Released last week, Broadband for all – an alternative vision, proposed a different broadband strategy to the Government. Current Government plans are to install 25Mbps high speed broadband across 90% of the UK and a minimum of 2Mbps broadband for everyone by 2015 at a cost of of £2.4 billion. In addition to this the 2012 Budget revealed £100 million for ten cities to receive super-connected status (80Mbps) in the same time frame.
But the Lords Communications Committee report argued that speed should not be the biggest broadband focus. Focus should be on viewing the internet as national infrastructure, like roads and railways, and aiming to close the digital divide. The report said current Government strategy creates a “very real risk that some people and businesses are being left behind, that inadequate access to the internet and all its benefits is actually afflicting their daily lives”.

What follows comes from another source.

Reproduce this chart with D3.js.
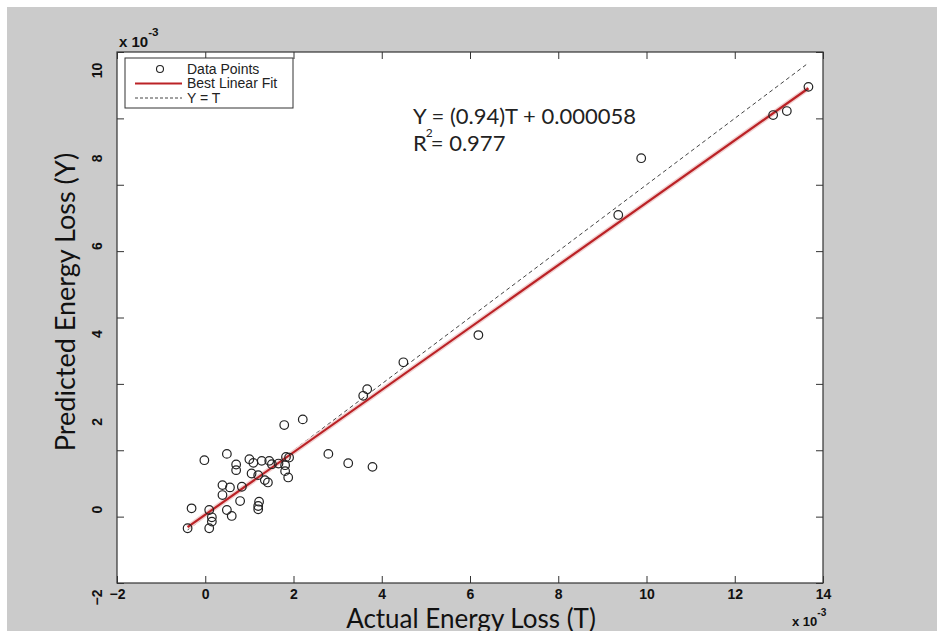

This view is supported by the Chairman of the Federation of Small Businesses who was quoted as saying:
“With the technology we have they should be able to trade overseas, throughout the UK and from town to village. We know that small businesses in rural and urban areas are looking to the internet to grow and innovate. So it is paramount the government rolls our superfast broadband to rural areas”.
Creating a long term strategy covering “inhabitants of inner cities to the remotest areas of the UK” will deliver many benefits. These include improved educational performance and better employment opportunities as well as the ability to start a business from anywhere in Britain.
To achieve this, the report’s core recommendation is to have “fibre-optic hubs” within reach of every community. The committee defines a fibre-optic hub as,
“A box—situated in the vicinity of a community. Its job is to act as a waystation between that community and the broadband infrastructure that spreads out across the rest of the country.”
The report said fibre-optic hubs would ‘future proof’ the network, allowing communities to increase the speed of the network when required. Adding hubs would increase the resilience of the overall infrastructure as currently data sent between, for example, two locations in Edinburgh travels via Manchester or London. Hubs would allow this data to travel a more rational route.
Most importantly, the report argues fibre-optic hubs allow users in remote regions to tap in to the broadband network through physically connecting their business or house directly to the hub. This would go some way in reducing the digital divide.
The report considers the high financial burden of providing quality broadband, but it recommends that Government undertakes a detailed costing of their project as they believe it would be more cost effective than current Government plans.
We need to ensure that the UK has good enough Internet infrastructure not only to compete with Europe, but with the world. The Lords Select Committee rightly raises some important points that need to factor in to Government’s plans. More broadly issues such as the availability of free Wi-Fi, and arguments around web blocking and an open internet also contribute to individuals and businesses access to the Internet. Government and DCMS needs to take a holistic view on all the issues surrounding Internet access they are discussing with ISPs and decide where the priorities lie.